The cabins feature antique painted furniture, iron bedsteads, vintage farm implements, and period textiles, such as Navajo rugs and Pendleton blankets. The owners, avid and longtime art collectors, incorporated meaningful works, ranging from early 20th-century paintings by Birger Sandzén and vintage prints from the Haynes Picture Shops in Yellowstone National Park, to 19th-century pottery from Utah. Other contemporary pieces include striking oil paintings by artist Logan Maxwell Hagege, which combine traditional subject matter with bold colors.
Sited on a gentle rise in the river’s bottomland, near a tranquil rush-ringed pond, the cabins share quiet views across the meadows and foothills toward the sunrise and, from the upstairs windows, euphoric views of the Pioneer Mountains across the tops of the cottonwood trees to the west. Unlike much new construction, these structures appear to be rooted in their site. The meticulous details in both are the work of project manager Gordon Edsall and his team from JDL Construction Co., based in Sheridan, Montana. Their thoughtful, craftsman-like approach resulted in buildings that belong.The cabins are destined to endure for generations and age beautifully over time.
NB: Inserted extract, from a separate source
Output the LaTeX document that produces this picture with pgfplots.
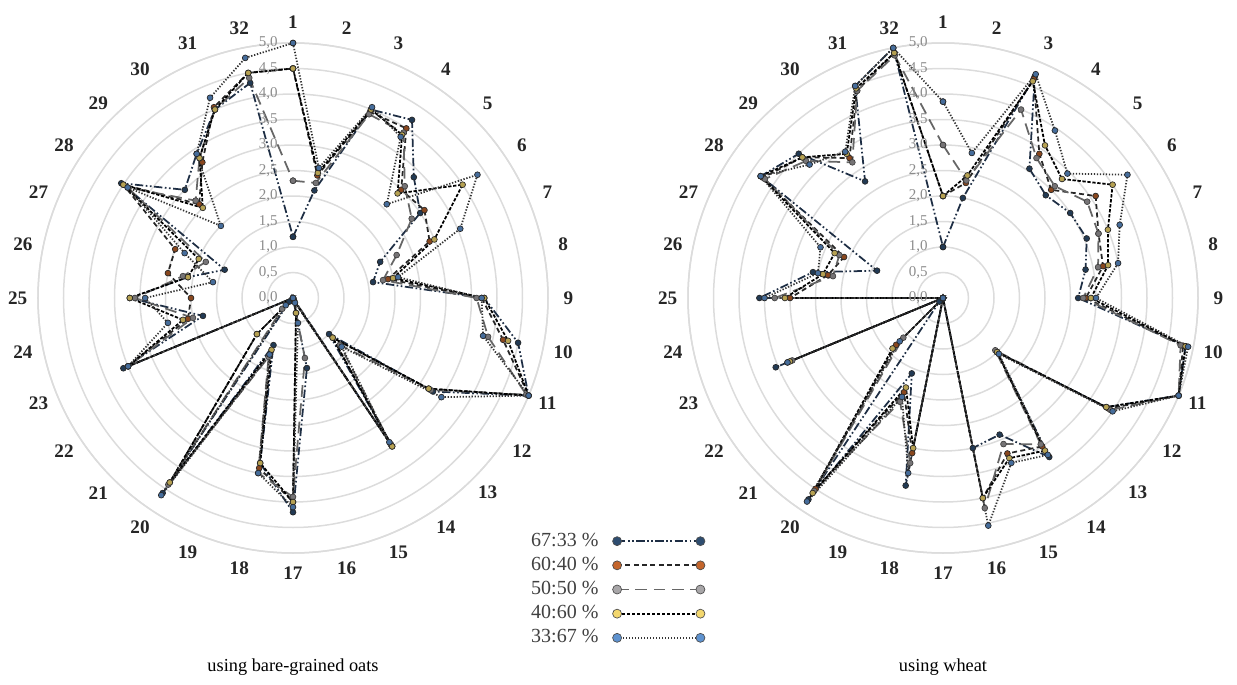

Architect Henri Foch credits the success of the project to the quality craftsmanship, and also to the setting — the contrast between the aridity of the high desert and the lush, wildlife-rich ecosystem of the river bottom, surrounded by snow-capped mountains. Equally crucial are the materials, specifically the reclaimed wood from historic structures and the local stone, which ties the buildings to the land. These, he says, impart authenticity and historic integrity.
The property sees a lot of use starting in June and into the fall months, and cattle now graze on the land throughout the winter. Every Labor Day, the extended family — which includes the owners’ four kids and 13 grandchildren — comes together to fish, play, relax, and connect. “It’s become a gathering place and a refuge,” says the owner.